España, nación de naciones pequeñas y cabreadas
La España de las Autonomías ha tenido –y tiene– la cuestionable virtud de generar problemas donde antes no los había o, en el mejor de los casos, complicar los existentes hasta hacerlos irresolubles. Circunstancia que tiene mucho que ver con esa debilidad congénita de los Gobiernos de España a lo largo de la Transición y la constante cesión de competencias. Que la situación se ha desquiciado es evidente. No hace falta recurrir al disparate secesionista, basta con observar las divergencias que existen entre el Partido Popular de Madrid y el de Galicia, el PSOE de Aragón y el de Cataluña, o el Podemos liderado por Pablo Iglesias y el conglomerado que ha hecho alcaldesa de Barcelona a Ada Colau. Y es que, en esta España, una misma formación política puede llegar a defender no ya cosas distintas, sino antagónicas dependiendo de en donde venda la mercancía. Lo cual tiene mucho que ver con que cada comunidad autónoma haya desarrollado con extrema diligencia su propiocrony capitalism, y, a reglón seguido, corrupción con denominación de origen. Al fin y al cabo, todas estas élites tienen un rasgo que las hermana: ninguna podría subsistir sin acceso al Presupuesto.
La nuestra no es una sociedad clasista sino elitista, pero de élites diminutas. Una sociedad más que horizontal, plana, como un mar en calma chicha
La nuestra no es una sociedad clasista sino elitista, pero de élites diminutas. Una sociedad
más que horizontal, plana, como un mar en calma chicha. No sé a qué viene tanto empeño comunista si todos somos karamaradas por la vía de los hechos. Aquí, si se quiere hacer carrera, no hay más alternativa que buscar un hueco en alguno de los numerosos clubs de privilegios y alistarse en su tribu. Es la única forma de asomar la cabeza y sobresalir de la masa social que bracea con denuedo en un sistema cerrado, en lo económico y en lo político.
Demasiados los incentivos que hay para alistarse en estas élites y saquear, aun legalmente, el presupuesto. Y muy pocos para no hacerlo. Cierto es que en todas partes cuecen habas. No hay más que ver lo revuelto que anda el mundo, con el movimiento hippie resucitado y dispuesto a ajustar cuentas con el Capitalismo. Pero no es fácil encontrar en Occidente un país donde los grupos de interés proliferen a un ritmo tan extraordinario.

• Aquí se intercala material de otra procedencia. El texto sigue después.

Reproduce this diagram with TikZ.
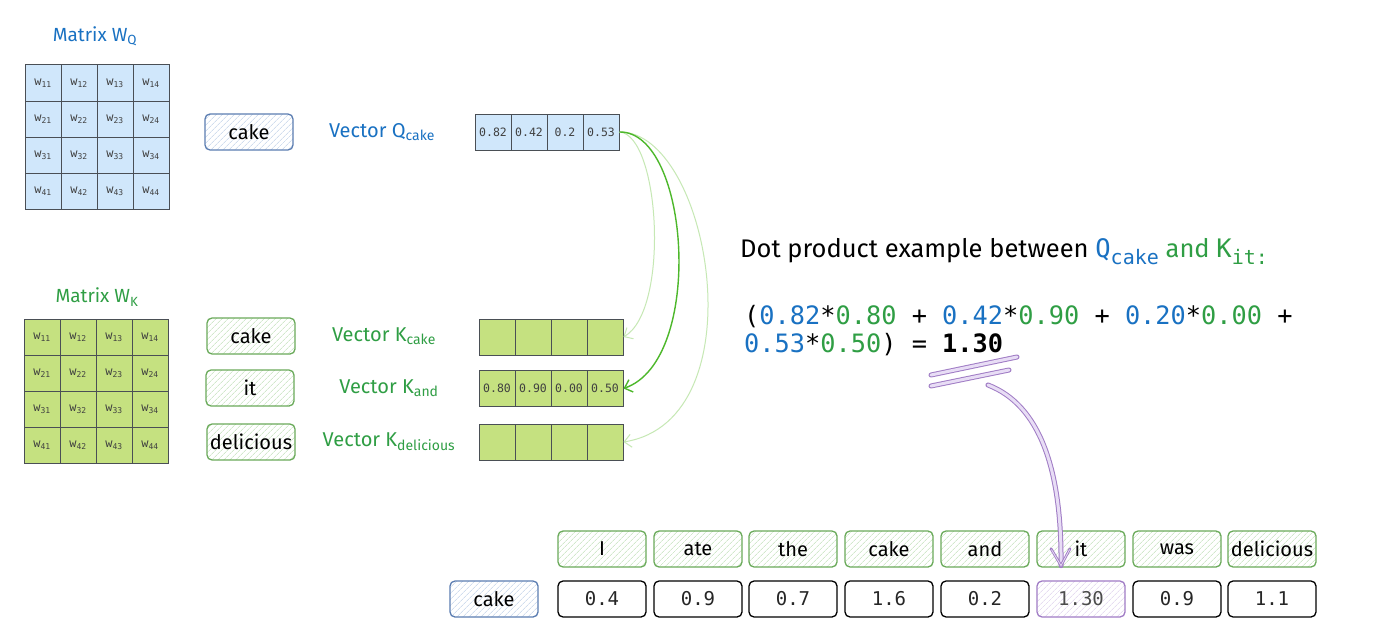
\documentclass[tikz,border=0pt]{standalone}
\usepackage{fontspec}
\setmainfont{Fira Sans}
\newfontfamily\monof{DejaVu Sans Mono}
\usetikzlibrary{patterns.meta,arrows.meta}
\definecolor{qblue}{HTML}{1971C2}
\definecolor{kgreen}{HTML}{2F9E44}
\definecolor{qfill}{HTML}{D0E7FB}
\definecolor{kfill}{HTML}{C5E180}
\definecolor{cellline}{HTML}{4A4F55}
\definecolor{qbox}{HTML}{5B7DB1}
\definecolor{kbox}{HTML}{6AAA5A}
\definecolor{khatch}{HTML}{B9DDB0}
\definecolor{qhatch}{HTML}{B8CBE6}
\definecolor{arrdark}{HTML}{4DB82B}
\definecolor{arrlight}{HTML}{C6E8B4}
\definecolor{pur}{HTML}{A07CC5}
\definecolor{purlight}{HTML}{E8DDF5}
\newcommand{\sz}[1]{\fontsize{#1}{#1}\selectfont}
\newcommand{\bigsub}[1]{\raisebox{-0.28em}{\sz{20}#1}}
\tikzset{
  cellq/.style={draw=cellline, fill=qfill, line width=1pt, minimum width=36pt, minimum height=36pt, inner sep=0pt, font=\monof\sz{12}, text=black!75},
  cellk/.style={cellq, fill=kfill},
  vcq/.style={cellq, font=\monof\sz{11.5}},
  vck/.style={cellk, font=\monof\sz{11.5}},
  hbox/.style={rounded corners=5pt, line width=1.3pt, minimum width=88pt, minimum height=36pt, inner sep=0pt, font=\sz{20}},
  qword/.style={hbox, draw=qbox, pattern={Lines[angle=45,distance=4pt,line width=0.5pt]}, pattern color=qhatch},
  kword/.style={hbox, draw=kbox, pattern={Lines[angle=45,distance=4pt,line width=0.5pt]}, pattern color=khatch},
  valbox/.style={hbox, draw=black, font=\monof\sz{19}, text=black!85},
  pvalbox/.style={hbox, draw=pur, pattern={Lines[angle=45,distance=4pt,line width=0.5pt]}, pattern color=purlight!80!pur, font=\monof\sz{19}, text=black!70},
  qlabel/.style={text=qblue, font=\sz{20}},
  klabel/.style={text=kgreen, font=\sz{20}},
  lightarr/.style={draw=arrlight, line width=1pt, -{Straight Barb[length=7pt,width=13pt]}},
  darkarr/.style={draw=arrdark, line width=1.4pt, -{Straight Barb[length=7pt,width=13pt]}},
  scrib/.style={draw=pur, double=purlight, double distance=3pt, line width=1pt, line cap=round}
}
\begin{document}
\begin{tikzpicture}[x=1pt,y=-1pt]
\fill[white] (0,0) rectangle (1390,642);
\useasboundingbox (0,0) rectangle (1390,642);

% Matrix W_Q
\node[text=qblue, font=\sz{19}] (mq) at (95,36) {Matrix W\textsubscript{Q}};
\foreach \i in {1,...,4}{\foreach \j in {1,...,4}{
  \node[cellq] (q\i\j) at ({43+36*(\j-1)},{83+36*(\i-1)}) {w\textsubscript{\i\j}};}}

% Matrix W_K
\node[text=kgreen, font=\sz{19}] (mk) at (97,297) {Matrix W\textsubscript{K}};
\foreach \i in {1,...,4}{\foreach \j in {1,...,4}{
  \node[cellk] (k\i\j) at ({42+36*(\j-1)},{337+36*(\i-1)}) {w\textsubscript{\i\j}};}}

% Query word and vector
\node[qword] (cq) at (249,132) {cake};
\node[qlabel] (vq) at (382,132) {Vector Q\textsubscript{cake}};
\foreach \v [count=\c] in {0.82,0.42,0.2,0.53}
  \node[vcq] (qv\c) at ({493+36*(\c-1)},132) {\v};

% Key words and vectors
\node[kword] (kwc) at (251,336) {cake};
\node[kword] (kwi) at (250,388) {it};
\node[kword] (kwd) at (251,442) {delicious};
\node[klabel] (vkc) at (384,336) {Vector K\textsubscript{cake}};
\node[klabel] (vka) at (389,388) {Vector K\textsubscript{and}};
\node[klabel] (vkd) at (389,442) {Vector K\textsubscript{delicious}};
\foreach \c in {1,...,4}{
  \node[vck] (kc\c) at ({497+36*(\c-1)},337) {};
  \node[vck] (kd\c) at ({497+36*(\c-1)},442) {};}
\foreach \v [count=\c] in {0.80,0.90,0.00,0.50}
  \node[vck] (ka\c) at ({497+36*(\c-1)},388.5) {\v};

% Arrows from Q to K vectors
\draw[lightarr] (qv4.east) .. controls (660,135) and (670,310) .. (kc4.east);
\draw[lightarr] (qv4.east) .. controls (710,131) and (760,420) .. (kd4.east);
\draw[darkarr] (qv4.east) .. controls (690,131) and (705,360) .. (ka4.east);

% Dot product text
\node[anchor=base west, font=\sz{25.5}, inner sep=0pt] (dp) at (740,257)
  {Dot product example between {\monof\color{qblue}Q\bigsub{cake}} {\color{kgreen}and} {\monof\color{kgreen}K\bigsub{it:}}};
\node[anchor=base west, font=\monof\sz{25.3}, inner sep=0pt] (eq1) at (744,324)
  {(\textcolor{qblue}{0.82}*\textcolor{kgreen}{0.80} + \textcolor{qblue}{0.42}*\textcolor{kgreen}{0.90} + \textcolor{qblue}{0.20}*\textcolor{kgreen}{0.00} +};
\node[anchor=base west, font=\monof\sz{25.3}, inner sep=0pt] (eq2) at (744,352)
  {\textcolor{qblue}{0.53}*\textcolor{kgreen}{0.50}) = \textbf{1.30}};

% Bottom rows
\foreach \w/\x [count=\c] in {I/602,ate/698,the/793,cake/889,and/985,it/1081,was/1177,delicious/1272}
  \node[kword] (w\c) at (\x,549) {\w};
\node[qword] (qc) at (494,599) {cake};
\node[valbox] (v1) at (602,599) {0.4};
\node[valbox] (v2) at (698,599) {0.9};
\node[valbox] (v3) at (793,599) {0.7};
\node[valbox] (v4) at (889,599) {1.6};
\node[valbox] (v5) at (985,599) {0.2};
\node[pvalbox] (v6) at (1081,599) {1.30};
\node[valbox] (v7) at (1177,599) {0.9};
\node[valbox] (v8) at (1272,599) {1.1};

% Purple highlight and arrow
\coordinate (s1a) at (931,375);
\coordinate (s1b) at (1017,357);
\coordinate (s2a) at (931,386);
\coordinate (s2b) at (1009,370);
\coordinate (ps) at (988,385);
\coordinate (pe) at ([xshift=-20pt,yshift=2pt]w6.south);
\draw[scrib] (s1a) -- (s1b);
\draw[scrib] (s2a) -- (s2b);
\draw[scrib] (ps) .. controls (1040,405) and (1062,470) .. (pe);
\draw[pur, line width=2.6pt, line cap=round, line join=round] ([xshift=-10pt,yshift=17pt]pe) -- (pe) -- ([xshift=9pt,yshift=17pt]pe);
\draw[purlight, line width=0.8pt, line cap=round] ([xshift=-9.5pt,yshift=16pt]pe) -- (pe) -- ([xshift=8.5pt,yshift=16pt]pe);
\end{tikzpicture}
\end{document}
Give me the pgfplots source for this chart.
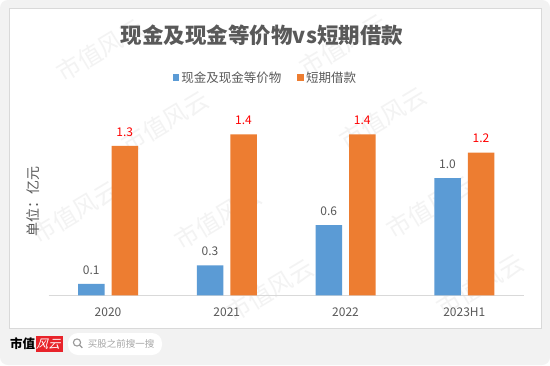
\documentclass[border=0pt]{standalone}
\usepackage{fontspec}
\setmainfont{Noto Sans CJK SC}
\usepackage{pgfplots}
\usepackage{pgfplotstable}
\pgfplotsset{compat=1.18}
\definecolor{cblue}{HTML}{5B9BD5}
\definecolor{corange}{HTML}{ED7D31}
\definecolor{tgray}{HTML}{595959}
\definecolor{lred}{HTML}{FF0000}
\definecolor{bggray}{HTML}{F2F2F2}
\definecolor{panelline}{HTML}{D9D9D9}
\definecolor{wm}{HTML}{F3F3F3}
\definecolor{logored}{HTML}{E8232A}

\pgfplotstableread{
x cash cashlbl debt debtlbl
0 0.10 0.1 1.30 1.3
1 0.26 0.3 1.40 1.4
2 0.61 0.6 1.40 1.4
3 1.02 1.0 1.24 1.2
}\datatable

\begin{document}
\begin{tikzpicture}[x=1bp,y=1bp]
\useasboundingbox (0,0) rectangle (550,365);
\fill[white] (0,0) rectangle (550,365);
\fill[bggray, rounded corners=8bp] (0,0) rectangle (550,365);
\fill[white] (9,37) rectangle (541,356);
\draw[panelline, line width=1bp] (9,37) rectangle (541,356);

% watermarks
\begin{scope}
\clip (9,37) rectangle (541,356);
\foreach \px/\py in {100/50, 343/45, 165/122, 383/118, 218/218, 430/207, 75/212, 270/290, 480/285}{
  \node[text=wm, rotate=31, font=\fontsize{24bp}{26bp}\selectfont] at (\px,365-\py) {市值风云};
}
\end{scope}

\begin{axis}[
  at={(41,60.6)}, anchor=south west,
  scale only axis,
  width=475bp, height=195.5bp,
  xmin=-0.5, xmax=3.5,
  ymin=0, ymax=1.7,
  ybar=7bp, bar width=26.5bp,
  axis x line*=bottom,
  axis y line=none,
  x axis line style={draw=panelline, line width=1bp, -},
  xtick={0,1,2,3},
  xticklabels={2020,2021,2022,2023H1},
  major tick length=0pt,
  ytick=\empty,
  xticklabel style={text=tgray, font=\fontsize{12bp}{14bp}\selectfont, anchor=center, yshift=-17bp},
  clip=false,
  nodes near coords,
  point meta=explicit symbolic,
  legend columns=2,
  legend style={at={(axis description cs:0.456,1.1136)}, anchor=center, draw=none, fill=none,
    font=\fontsize{12.5bp}{14bp}\selectfont, text=tgray,
    /tikz/every even column/.append style={column sep=14bp}},
  legend image code/.code={\fill[#1,draw=none] (-3.5bp,-3.4bp) rectangle (3.3bp,3.4bp);},
]
\addplot[fill=cblue, draw=none,
  nodes near coords style={text=tgray, font=\fontsize{12bp}{14bp}\selectfont, anchor=center, yshift=14bp}]
  table[x=x, y=cash, meta=cashlbl]{\datatable};
\addlegendentry{现金及现金等价物}
\addplot[fill=corange, draw=none,
  nodes near coords style={text=lred, font=\fontsize{12bp}{14bp}\selectfont, anchor=center, yshift=14bp}]
  table[x=x, y=debt, meta=debtlbl]{\datatable};
\addlegendentry{短期借款}
\end{axis}

% title
\node[text=tgray, font=\fontsize{21.5bp}{24bp}\selectfont\bfseries] at (262,330) {现金及现金等价物vs短期借款};
% y label
\node[text=tgray, rotate=90, font=\fontsize{14bp}{16bp}\selectfont] at (33,164) {单位：亿元};

% footer
\node[text=black, font=\fontsize{12.5bp}{14bp}\selectfont\bfseries, inner sep=0] at (22.5,21.5) {市值};
\fill[logored] (36,13) rectangle (63,29);
\node[text=white, font=\fontsize{12bp}{14bp}\selectfont, xslant=0.3, inner sep=0] at (49.5,21) {风云};
\fill[white, rounded corners=10bp] (68,10) rectangle (162,32);
\draw[gray!80, line width=1.1bp] (77,22.5) circle (3.6bp);
\draw[gray!80, line width=1.3bp] (79.6,19.9) -- (82.3,17.2);
\node[text=gray!70, font=\fontsize{9.5bp}{11bp}\selectfont, inner sep=0] at (121,21.5) {买股之前搜一搜};
\end{tikzpicture}
\end{document}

Sin embargo, no se equivoquen, no es un problema genético. Es la concepción patrimonialista del Estado; esto es, la santa manía de usar las instituciones en beneficio propio, porque, claro está, nada lo impide. He aquí el origen de la crisis política, económica y moral que soportamos. ¡Vaya cosa! Lo mejor, o lo peor, según se mire: saber que con cuatro reformas bien hechas se acababa. Podría suceder cualquier día. Ya no son cuatro gatos los que lo exigen. Además, transformaciones más increíbles ha visto el mundo.